«Much ado about nothing (mucho ruido y pocas nueces)» (2014)
Created and directed by: David Espinosa
Performance: David Espinosa
Collaboration: Africa Navarro
Sound and music: Santos Martinez / David Espinosa
Stage design: David Espinosa / AiR
Video: Diego Dorado / David Espinosa
Production: El Local E.C. / Festival Clásicos en Alcalá / C.A.E.T. Terrassa
Distribution: M.O.M.-El Vivero
Why are the old classics still staged? Are they afraid of the blank canvas? Is it a way to start with guarantees of success? Why does the human being prefer to look back at the past instead of analyzing the present or looking towards the future? Why people want to hear again the same story as a young child? Is the theatre an anachronic act, particular to those who are oldfashioned and romantic? Why am I not interested in those texts? Is it the youth rebellion? Is it a postmodernist irresponsibility?
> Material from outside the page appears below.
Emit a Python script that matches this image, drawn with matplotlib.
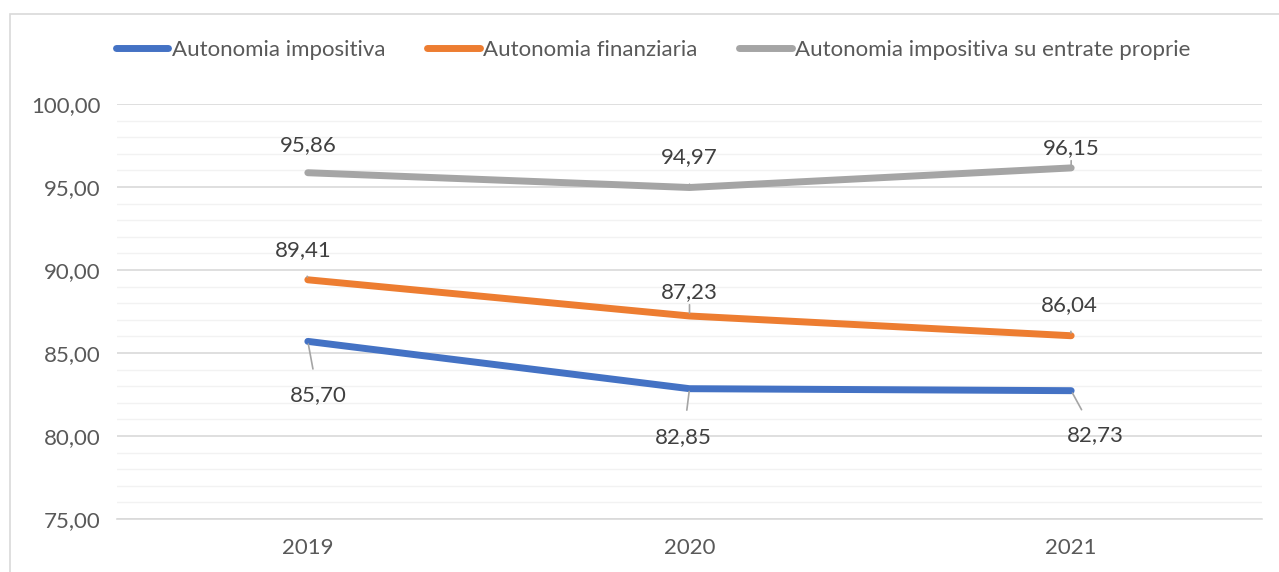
import matplotlib.pyplot as plt
from matplotlib.patches import Rectangle

years = ["2019", "2020", "2021"]
impositiva = [85.70, 82.85, 82.73]
finanziaria = [89.41, 87.23, 86.04]
su_entrate = [95.86, 94.97, 96.15]

series_names = ["Autonomia impositiva", "Autonomia finanziaria",
                "Autonomia impositiva su entrate proprie"]
colors = ["#4472C4", "#ED7D31", "#A5A5A5"]

# label offsets in pixels (dx, dy) for each point
offsets = {
    0: [(10, -54), (-6, -48), (24, -44)],
    1: [(-5, 30), (0, 24), (-2, 31)],
    2: [(0, 28), (0, 30), (0, 20)],
}

plt.rcParams['font.family'] = ['Lato', 'DejaVu Sans']
FS = 16

fig = plt.figure(figsize=(12.79, 5.72), dpi=100)
ax = fig.add_axes([117 / 1279, 1 - 519 / 572, (1262 - 117) / 1279, (519 - 104) / 572])

fig.patches.append(Rectangle((10 / 1279, -0.05), 1.1, 1 - 14 / 572 + 0.05,
                             transform=fig.transFigure, fill=False,
                             edgecolor="#D9D9D9", linewidth=1.2))

x = list(range(len(years)))
all_series = [impositiva, finanziaria, su_entrate]
for i, (vals, name, c) in enumerate(zip(all_series, series_names, colors)):
    ax.plot(x, vals, color=c, lw=5, solid_capstyle="round", label=name, zorder=3)
    for j, v in enumerate(vals):
        dx, dy = offsets[i][j]
        ax.annotate(f"{v:.2f}".replace(".", ","), xy=(j, v),
                    xytext=(dx * 0.72, dy * 0.72), textcoords="offset points",
                    ha="center", va="center", fontsize=FS, color="#404040",
                    arrowprops=dict(arrowstyle="-", color="#A5A5A5", lw=1.2,
                                    shrinkA=10, shrinkB=2), zorder=4)

ax.set_xlim(-0.5, 2.5)
ax.set_ylim(75, 100)
ax.set_xticks(x)
ax.set_xticklabels(years)
ax.set_yticks([75, 80, 85, 90, 95, 100])
ax.set_yticklabels([f"{t:.2f}".replace(".", ",") for t in [75, 80, 85, 90, 95, 100]])
ax.set_yticks(range(75, 101), minor=True)
ax.grid(axis="y", which="minor", color="#F2F2F2", lw=1)
ax.grid(axis="y", which="major", color="#D9D9D9", lw=1.2)
ax.set_axisbelow(True)
for s in ["top", "right", "left"]:
    ax.spines[s].set_visible(False)
ax.spines["bottom"].set_color("#D9D9D9")
ax.spines["bottom"].set_linewidth(1.2)
ax.tick_params(axis="both", which="both", length=0, labelsize=FS, colors="#595959")
ax.tick_params(axis="y", pad=12)
ax.tick_params(axis="x", pad=14)

leg = fig.legend(loc="center left", bbox_to_anchor=(96 / 1279, 1 - 50 / 572),
                 ncol=3, frameon=False, fontsize=FS, handlelength=2.35,
                 handletextpad=0.15, columnspacing=1.9)
for t in leg.get_texts():
    t.set_color("#595959")

fig.savefig("out.png", dpi=100)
Is it a snobbish pose? What would I do if I were face to face with one of those authors? And the greatest one of them all? And with several of his texts? Is it possible to play The tragedie of Hamlet, Macbeth, Othello, King Lear, Romeo and Juliet, Antony and Cleopatra, The Tempest, The life of Henry the Fifth, Richard III, As You Like It and A Midsummer Night’s Dream, in one show? David Espinosa and his minions in El Local have tried it in the most arbitrary, gimmicky, artificial, and empty version of the William Shakespeare’s collected works. A delirious visual work that speculates with performance conventions, through figures and objects loaded of adventure, romance, lust, war, tragedy and power. An ironic game of light and shadows with a lot of references to movies, comics, art, and the history of theatre.